-- Start --

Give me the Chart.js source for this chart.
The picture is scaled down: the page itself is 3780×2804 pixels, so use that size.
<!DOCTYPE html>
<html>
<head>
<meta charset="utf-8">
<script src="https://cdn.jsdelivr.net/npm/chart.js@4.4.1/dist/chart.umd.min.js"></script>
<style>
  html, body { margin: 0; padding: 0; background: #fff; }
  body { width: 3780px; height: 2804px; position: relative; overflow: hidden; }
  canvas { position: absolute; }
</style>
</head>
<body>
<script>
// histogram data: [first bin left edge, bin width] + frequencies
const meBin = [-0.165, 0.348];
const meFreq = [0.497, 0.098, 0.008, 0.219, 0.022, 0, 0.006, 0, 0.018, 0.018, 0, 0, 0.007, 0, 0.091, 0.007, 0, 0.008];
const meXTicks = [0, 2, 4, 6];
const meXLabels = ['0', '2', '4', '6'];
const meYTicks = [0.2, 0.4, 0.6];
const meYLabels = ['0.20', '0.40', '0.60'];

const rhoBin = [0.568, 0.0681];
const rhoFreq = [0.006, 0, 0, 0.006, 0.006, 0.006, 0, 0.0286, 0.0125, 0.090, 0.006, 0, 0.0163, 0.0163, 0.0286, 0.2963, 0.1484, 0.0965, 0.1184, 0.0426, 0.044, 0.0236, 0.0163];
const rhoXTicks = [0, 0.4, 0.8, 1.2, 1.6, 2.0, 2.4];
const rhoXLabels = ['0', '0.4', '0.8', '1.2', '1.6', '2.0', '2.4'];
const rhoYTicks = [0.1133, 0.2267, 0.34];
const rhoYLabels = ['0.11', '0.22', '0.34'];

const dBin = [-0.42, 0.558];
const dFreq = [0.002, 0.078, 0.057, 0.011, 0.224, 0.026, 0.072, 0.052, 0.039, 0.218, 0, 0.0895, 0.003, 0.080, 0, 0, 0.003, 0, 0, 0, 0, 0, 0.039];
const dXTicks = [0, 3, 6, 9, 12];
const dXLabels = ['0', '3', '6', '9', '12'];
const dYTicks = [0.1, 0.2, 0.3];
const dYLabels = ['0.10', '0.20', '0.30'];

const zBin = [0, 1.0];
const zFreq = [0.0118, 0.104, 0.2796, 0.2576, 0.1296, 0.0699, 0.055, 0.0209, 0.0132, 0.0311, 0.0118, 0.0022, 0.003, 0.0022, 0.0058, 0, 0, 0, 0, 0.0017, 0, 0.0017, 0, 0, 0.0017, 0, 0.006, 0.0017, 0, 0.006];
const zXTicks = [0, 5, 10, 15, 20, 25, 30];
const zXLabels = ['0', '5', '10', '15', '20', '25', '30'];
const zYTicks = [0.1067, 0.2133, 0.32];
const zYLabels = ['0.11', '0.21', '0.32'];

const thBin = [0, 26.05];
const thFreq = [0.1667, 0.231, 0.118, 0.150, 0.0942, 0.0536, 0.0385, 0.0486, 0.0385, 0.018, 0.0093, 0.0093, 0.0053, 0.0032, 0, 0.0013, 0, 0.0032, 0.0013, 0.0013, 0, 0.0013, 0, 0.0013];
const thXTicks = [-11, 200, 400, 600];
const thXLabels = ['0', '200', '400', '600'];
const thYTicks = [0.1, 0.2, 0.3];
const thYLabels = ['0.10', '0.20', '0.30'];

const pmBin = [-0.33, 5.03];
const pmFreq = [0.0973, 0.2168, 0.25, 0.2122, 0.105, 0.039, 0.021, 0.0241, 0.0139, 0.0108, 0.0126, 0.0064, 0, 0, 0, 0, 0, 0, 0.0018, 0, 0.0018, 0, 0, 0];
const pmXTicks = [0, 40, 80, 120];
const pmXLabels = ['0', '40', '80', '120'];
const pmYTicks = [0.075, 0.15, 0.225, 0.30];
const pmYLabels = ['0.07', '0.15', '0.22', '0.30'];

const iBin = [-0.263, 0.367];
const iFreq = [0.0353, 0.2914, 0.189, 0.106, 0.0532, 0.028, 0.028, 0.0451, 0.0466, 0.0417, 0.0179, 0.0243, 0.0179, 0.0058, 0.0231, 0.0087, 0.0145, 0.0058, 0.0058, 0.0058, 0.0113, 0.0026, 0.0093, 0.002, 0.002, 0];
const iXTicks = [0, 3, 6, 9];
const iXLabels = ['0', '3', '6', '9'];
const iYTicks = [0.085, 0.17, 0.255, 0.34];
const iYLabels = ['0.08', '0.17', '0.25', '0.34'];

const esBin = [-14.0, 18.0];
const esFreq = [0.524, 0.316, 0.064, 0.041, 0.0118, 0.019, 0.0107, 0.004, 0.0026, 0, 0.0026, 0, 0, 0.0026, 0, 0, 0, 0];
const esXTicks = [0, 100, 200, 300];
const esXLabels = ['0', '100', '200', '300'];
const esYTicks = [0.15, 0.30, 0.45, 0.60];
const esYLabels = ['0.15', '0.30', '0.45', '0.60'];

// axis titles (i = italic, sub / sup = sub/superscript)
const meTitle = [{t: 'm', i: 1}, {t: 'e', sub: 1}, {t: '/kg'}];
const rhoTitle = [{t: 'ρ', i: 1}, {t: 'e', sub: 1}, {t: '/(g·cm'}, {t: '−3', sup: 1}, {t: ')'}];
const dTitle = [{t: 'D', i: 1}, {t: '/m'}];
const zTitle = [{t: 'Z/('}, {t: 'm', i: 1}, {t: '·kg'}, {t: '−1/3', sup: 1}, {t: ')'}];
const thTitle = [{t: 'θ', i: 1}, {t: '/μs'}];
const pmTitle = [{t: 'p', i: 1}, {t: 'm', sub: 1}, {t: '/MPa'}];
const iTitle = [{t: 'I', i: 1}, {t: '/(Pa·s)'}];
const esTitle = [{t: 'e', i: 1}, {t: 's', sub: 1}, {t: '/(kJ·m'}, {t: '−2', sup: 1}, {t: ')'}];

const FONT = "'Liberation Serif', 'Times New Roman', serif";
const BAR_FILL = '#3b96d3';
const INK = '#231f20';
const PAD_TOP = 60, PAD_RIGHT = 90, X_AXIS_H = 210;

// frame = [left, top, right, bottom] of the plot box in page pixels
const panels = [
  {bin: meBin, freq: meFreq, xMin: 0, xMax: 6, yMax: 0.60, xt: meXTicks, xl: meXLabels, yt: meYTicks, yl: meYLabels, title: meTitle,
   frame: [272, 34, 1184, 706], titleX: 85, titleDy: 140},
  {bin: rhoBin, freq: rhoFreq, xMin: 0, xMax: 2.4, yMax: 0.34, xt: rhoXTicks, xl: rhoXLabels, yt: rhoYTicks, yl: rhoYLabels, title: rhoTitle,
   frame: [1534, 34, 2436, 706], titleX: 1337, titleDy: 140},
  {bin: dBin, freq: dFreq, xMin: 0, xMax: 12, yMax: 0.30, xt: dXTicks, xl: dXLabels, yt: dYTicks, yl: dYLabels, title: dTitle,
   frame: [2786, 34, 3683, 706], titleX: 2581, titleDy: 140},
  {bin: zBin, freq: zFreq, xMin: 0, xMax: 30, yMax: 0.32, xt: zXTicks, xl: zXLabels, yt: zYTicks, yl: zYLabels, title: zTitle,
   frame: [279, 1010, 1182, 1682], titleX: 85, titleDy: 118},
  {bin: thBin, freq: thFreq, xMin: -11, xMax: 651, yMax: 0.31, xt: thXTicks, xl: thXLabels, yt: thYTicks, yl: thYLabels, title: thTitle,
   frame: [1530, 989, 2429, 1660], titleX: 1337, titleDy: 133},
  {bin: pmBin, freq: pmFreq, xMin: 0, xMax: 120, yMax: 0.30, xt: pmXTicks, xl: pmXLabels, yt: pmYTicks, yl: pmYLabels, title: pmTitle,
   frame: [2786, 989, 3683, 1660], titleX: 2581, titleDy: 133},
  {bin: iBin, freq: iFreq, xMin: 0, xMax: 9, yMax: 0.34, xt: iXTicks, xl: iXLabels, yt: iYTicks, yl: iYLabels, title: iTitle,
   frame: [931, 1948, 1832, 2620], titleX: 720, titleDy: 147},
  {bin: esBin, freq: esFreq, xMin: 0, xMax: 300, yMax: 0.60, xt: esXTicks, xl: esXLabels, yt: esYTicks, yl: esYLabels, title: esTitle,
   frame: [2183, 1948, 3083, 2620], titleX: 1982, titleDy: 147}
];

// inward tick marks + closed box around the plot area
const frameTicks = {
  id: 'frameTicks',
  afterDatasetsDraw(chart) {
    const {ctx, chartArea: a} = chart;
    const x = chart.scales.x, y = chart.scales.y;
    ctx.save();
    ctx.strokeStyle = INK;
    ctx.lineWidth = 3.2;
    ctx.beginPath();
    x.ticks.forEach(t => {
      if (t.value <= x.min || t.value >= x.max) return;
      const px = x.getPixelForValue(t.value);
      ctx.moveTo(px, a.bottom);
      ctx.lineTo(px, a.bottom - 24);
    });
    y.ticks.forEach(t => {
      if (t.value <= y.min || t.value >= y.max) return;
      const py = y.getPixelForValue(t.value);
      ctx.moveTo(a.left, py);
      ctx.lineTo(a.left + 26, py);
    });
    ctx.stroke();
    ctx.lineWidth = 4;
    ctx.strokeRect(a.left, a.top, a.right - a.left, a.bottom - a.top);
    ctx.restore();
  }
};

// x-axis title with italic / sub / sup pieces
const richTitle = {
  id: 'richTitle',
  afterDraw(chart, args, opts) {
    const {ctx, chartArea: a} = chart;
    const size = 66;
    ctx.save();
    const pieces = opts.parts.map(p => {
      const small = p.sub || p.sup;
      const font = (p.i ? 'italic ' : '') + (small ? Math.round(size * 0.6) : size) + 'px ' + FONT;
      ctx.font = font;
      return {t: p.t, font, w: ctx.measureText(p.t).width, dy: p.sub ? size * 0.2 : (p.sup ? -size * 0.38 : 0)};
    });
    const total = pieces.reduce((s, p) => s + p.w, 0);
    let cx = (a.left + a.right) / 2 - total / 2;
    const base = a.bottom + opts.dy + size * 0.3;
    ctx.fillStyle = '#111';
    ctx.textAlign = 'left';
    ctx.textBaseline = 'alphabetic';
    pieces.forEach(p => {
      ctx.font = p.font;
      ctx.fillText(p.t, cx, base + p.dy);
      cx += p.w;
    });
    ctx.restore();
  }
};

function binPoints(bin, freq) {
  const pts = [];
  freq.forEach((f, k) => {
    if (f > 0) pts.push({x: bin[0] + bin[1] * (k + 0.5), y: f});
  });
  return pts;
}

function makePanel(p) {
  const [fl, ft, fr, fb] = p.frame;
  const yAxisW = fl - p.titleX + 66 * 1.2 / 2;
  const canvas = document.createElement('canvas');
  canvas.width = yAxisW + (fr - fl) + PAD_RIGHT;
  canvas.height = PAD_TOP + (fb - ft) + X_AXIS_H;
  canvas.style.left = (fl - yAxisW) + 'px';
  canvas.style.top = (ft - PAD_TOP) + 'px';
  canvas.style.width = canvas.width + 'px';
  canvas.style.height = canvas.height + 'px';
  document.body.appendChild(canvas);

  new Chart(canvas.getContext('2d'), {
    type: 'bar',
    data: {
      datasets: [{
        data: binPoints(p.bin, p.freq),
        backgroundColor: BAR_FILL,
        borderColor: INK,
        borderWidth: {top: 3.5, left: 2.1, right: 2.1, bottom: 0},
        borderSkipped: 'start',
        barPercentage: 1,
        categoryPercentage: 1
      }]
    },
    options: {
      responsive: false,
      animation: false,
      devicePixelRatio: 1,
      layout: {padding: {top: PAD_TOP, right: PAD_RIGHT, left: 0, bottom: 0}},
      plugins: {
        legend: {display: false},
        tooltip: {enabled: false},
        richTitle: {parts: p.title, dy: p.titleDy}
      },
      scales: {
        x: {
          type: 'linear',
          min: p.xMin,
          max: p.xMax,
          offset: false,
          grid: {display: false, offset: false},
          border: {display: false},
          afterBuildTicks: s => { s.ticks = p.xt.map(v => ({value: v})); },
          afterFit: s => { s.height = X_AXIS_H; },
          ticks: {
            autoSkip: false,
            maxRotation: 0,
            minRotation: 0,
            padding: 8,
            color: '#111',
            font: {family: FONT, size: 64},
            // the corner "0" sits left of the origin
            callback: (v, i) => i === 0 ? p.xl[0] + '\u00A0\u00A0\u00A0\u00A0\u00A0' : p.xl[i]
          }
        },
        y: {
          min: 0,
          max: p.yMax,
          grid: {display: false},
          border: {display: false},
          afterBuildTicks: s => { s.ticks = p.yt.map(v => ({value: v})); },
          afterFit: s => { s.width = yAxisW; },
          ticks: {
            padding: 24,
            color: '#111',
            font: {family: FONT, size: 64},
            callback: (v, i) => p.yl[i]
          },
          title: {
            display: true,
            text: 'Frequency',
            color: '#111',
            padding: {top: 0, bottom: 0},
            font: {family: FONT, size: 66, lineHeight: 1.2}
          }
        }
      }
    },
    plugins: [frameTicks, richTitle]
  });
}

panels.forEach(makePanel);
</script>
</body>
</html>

-- End --

__Problem requirements__. Copy each line of the listing that holds the word "size".

__Correct response__.
The picture is scaled down: the page itself is 3780×2804 pixels, so use that size.
    const size = 66;
      const font = (p.i ? 'italic ' : '') + (small ? Math.round(size * 0.6) : size) + 'px ' + FONT;
      return {t: p.t, font, w: ctx.measureText(p.t).width, dy: p.sub ? size * 0.2 : (p.sup ? -size * 0.38 : 0)};
    const base = a.bottom + opts.dy + size * 0.3;
            font: {family: FONT, size: 64},
            font: {family: FONT, size: 64},
            font: {family: FONT, size: 66, lineHeight: 1.2}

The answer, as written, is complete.